So here we are again. Another pair of augmented reality glasses. Another price tag that makes you blink twice. Another announcement that the future is just around the corner, and it costs roughly the same as a used Honda Civic.
According to a report from veteran tech journalist Alex Heath, Snap is planning to launch its long-rumored true AR glasses — reportedly called Snap Specs — this fall, for somewhere in the ballpark of $2,500. Let that number sink in for a moment. Two thousand five hundred dollars. For glasses that, I suspect, will look about as subtle as strapping a pair of GoPros to your face.
Now, I’ve been covering this space for over a decade. I’ve watched Google Glass come and go (and come back as an enterprise tool). I’ve seen Magic Leap burn through billions like it was kindling. I’ve worn headsets that made me look like a cyborg and others that made me look like a confused tourist. And through it all, one question keeps nagging at me: who actually wants to wear these things in public?
Snap is betting that the answer is, at least for now, developers, early adopters, and a small army of creators who will build the use cases that the rest of us will eventually take for granted. That’s not a crazy bet. But at $2,500, it’s a very expensive bet.
The Specs Game
Let’s talk about what we actually know. The Snap Specs are described as « standalone true AR glasses. » That means no phone tether, no external puck, no backpack PC. Everything — the processors, the battery, the optics, the sensors — is crammed into a frame that’s supposed to sit on your nose without giving you a headache after twenty minutes.
If Snap pulls that off, it’s genuinely impressive. The engineering challenge here is absurd. You’re trying to pack the computing power of a smartphone into a package that weighs less than a pair of thick-rimmed Ray-Bans. You need waveguides or birdbath optics or some other wizardry to project digital objects into your field of view without making the world look like you’re peering through a dirty aquarium. And you need enough battery life to make it through a coffee run, let alone a day of work.
Snap has been at this for a while. The company’s earlier Spectacles were basically smart cameras for your face — fun, but limited. They recorded snippets of your life and uploaded them to Snapchat. They were a novelty. These new Specs are something else entirely. They’re a full augmented reality platform, designed to overlay digital objects onto the real world, track your hands, map your environment, and let you interact with virtual content as if it’s actually there.
I’ve seen demos of similar tech from other companies. They’re impressive in controlled environments. You put on the headset, and suddenly there’s a virtual chessboard on your coffee table. A dinosaur walks across your carpet. A video call floats in the air next to your bookshelf. It’s the kind of thing that makes you feel like you’re living in a sci-fi movie from the 90s. But the moment you step outside, or the lighting changes, or you move too fast, the illusion shatters.
The question is whether Snap has solved enough of those problems to justify that price tag.
Two and a Half Grand
Let’s be blunt about the cost. $2,500 is not consumer pricing. That’s prosumer pricing. That’s « I need this for my job » pricing. That’s « I have more money than sense » pricing, depending on who you ask.

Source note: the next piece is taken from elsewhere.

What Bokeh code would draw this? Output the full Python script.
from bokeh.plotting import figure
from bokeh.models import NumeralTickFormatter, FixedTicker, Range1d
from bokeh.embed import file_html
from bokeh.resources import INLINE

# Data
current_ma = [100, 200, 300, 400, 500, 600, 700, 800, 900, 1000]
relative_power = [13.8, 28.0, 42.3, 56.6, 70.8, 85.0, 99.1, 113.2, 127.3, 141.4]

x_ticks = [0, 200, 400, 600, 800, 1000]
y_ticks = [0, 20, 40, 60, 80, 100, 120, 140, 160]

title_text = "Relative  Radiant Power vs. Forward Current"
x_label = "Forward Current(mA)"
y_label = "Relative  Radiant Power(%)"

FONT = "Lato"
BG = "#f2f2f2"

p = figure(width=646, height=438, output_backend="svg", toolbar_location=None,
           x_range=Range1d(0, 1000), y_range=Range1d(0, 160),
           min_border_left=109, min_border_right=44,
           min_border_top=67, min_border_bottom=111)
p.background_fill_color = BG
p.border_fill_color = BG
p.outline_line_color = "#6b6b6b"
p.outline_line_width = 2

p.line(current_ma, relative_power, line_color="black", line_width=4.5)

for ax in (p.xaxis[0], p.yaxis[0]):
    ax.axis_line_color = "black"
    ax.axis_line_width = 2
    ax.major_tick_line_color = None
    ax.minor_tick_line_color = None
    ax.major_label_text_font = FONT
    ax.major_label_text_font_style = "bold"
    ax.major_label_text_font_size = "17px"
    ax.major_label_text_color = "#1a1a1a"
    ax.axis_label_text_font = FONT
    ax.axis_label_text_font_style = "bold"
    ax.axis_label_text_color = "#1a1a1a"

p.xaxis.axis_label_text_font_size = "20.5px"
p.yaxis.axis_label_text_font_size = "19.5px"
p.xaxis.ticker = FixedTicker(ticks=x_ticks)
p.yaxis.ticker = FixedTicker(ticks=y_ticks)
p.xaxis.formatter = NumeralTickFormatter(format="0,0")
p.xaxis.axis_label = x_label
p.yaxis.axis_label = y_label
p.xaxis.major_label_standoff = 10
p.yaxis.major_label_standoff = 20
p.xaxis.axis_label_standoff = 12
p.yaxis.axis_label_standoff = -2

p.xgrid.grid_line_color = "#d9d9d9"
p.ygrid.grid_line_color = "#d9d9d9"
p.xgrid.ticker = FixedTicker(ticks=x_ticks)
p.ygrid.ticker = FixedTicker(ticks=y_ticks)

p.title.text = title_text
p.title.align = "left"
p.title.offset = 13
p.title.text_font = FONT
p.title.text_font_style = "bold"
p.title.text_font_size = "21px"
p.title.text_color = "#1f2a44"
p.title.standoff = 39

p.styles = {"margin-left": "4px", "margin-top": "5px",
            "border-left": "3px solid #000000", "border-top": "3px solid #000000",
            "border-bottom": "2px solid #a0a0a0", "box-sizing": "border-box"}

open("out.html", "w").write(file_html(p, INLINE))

Apple’s Vision Pro launched at $3,499, and everyone — including me — spent months debating whether it was a revolutionary device or a very expensive demo. (Spoiler: it’s both.) Snap is undercutting Apple by about a thousand bucks, but they’re also a much smaller company with a much less established hardware track record. Apple can afford to sell a few hundred thousand Vision Pros and call it a success. Snap needs a hit.
But here’s the thing: Snap doesn’t need to sell millions of these things right away. The company’s strategy, as far as I can tell, is to seed the market. Get the devices into the hands of developers and creators. Let them build the killer apps. Then, in a few years, release a cheaper, lighter, more polished version that the rest of us might actually buy.

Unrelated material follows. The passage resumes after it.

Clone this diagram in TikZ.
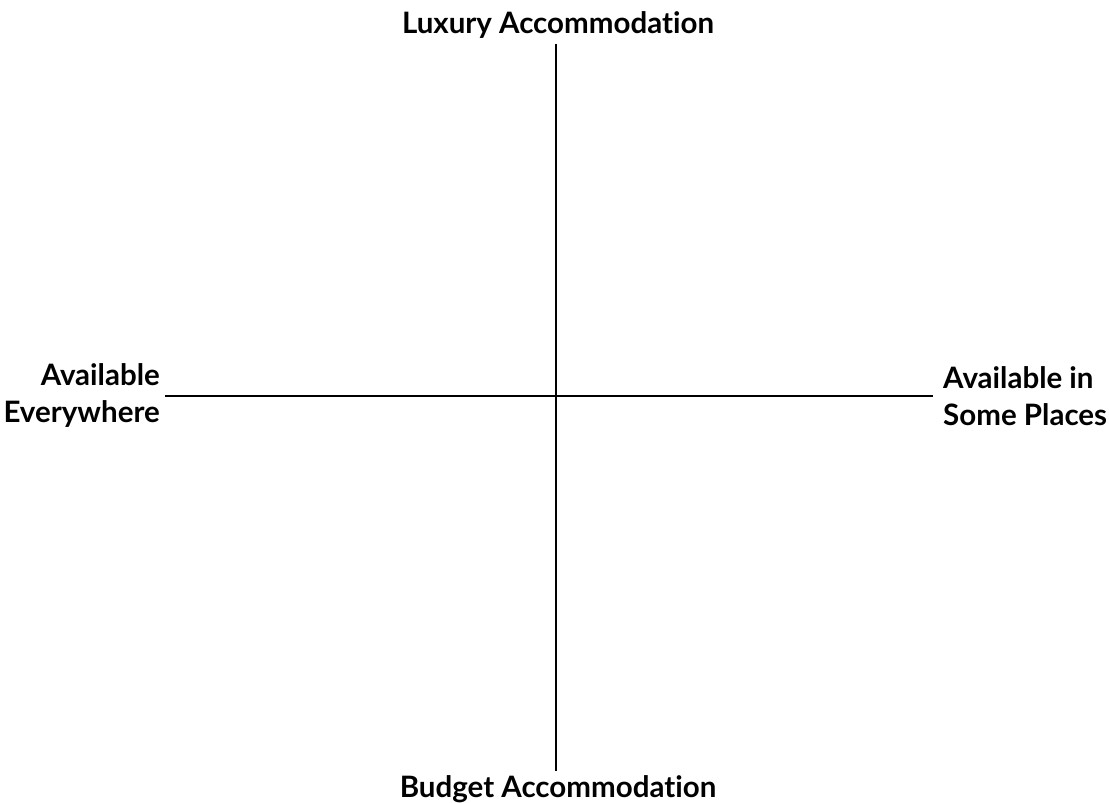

It’s a strategy that worked for smartphones, sort of. It worked for VR, after a fashion. But it’s a strategy that also killed Google Glass. The question is whether Snap has the patience — and the cash — to see it through.
What You Get for Your Money
Based on the report and previous leaks, here’s what we can reasonably expect from the Snap Specs:
- True AR optics with a wide enough field of view to actually be useful, not just a tiny rectangle floating in your peripheral vision.
- Hand tracking and gesture recognition, so you can tap, swipe, and grab virtual objects without needing a controller.
- Spatial mapping that understands your environment — tables, walls, floors — so digital objects can sit on surfaces and occlude behind real objects.
- Standalone processing, likely powered by a Qualcomm chip designed specifically for AR.
- Snap’s software ecosystem, which means integration with Snapchat, Lens Studio, and whatever developer tools they’ve been cooking up.
That’s a solid spec sheet. But specs don’t tell you how it feels to wear the thing for an hour. They don’t tell you if the battery lasts longer than a single episode of a Netflix show. They don’t tell you if the thing makes you look like a dork — and let’s be honest, most AR glasses still make you look like a dork.
The Fashion Problem
I’ve written about this before, and I’ll write about it again: the biggest barrier to mainstream AR adoption isn’t technology. It’s fashion. It’s social acceptability. It’s the fact that most people don’t want to walk around with a bulky headset strapped to their face, no matter how cool the digital dinosaurs are.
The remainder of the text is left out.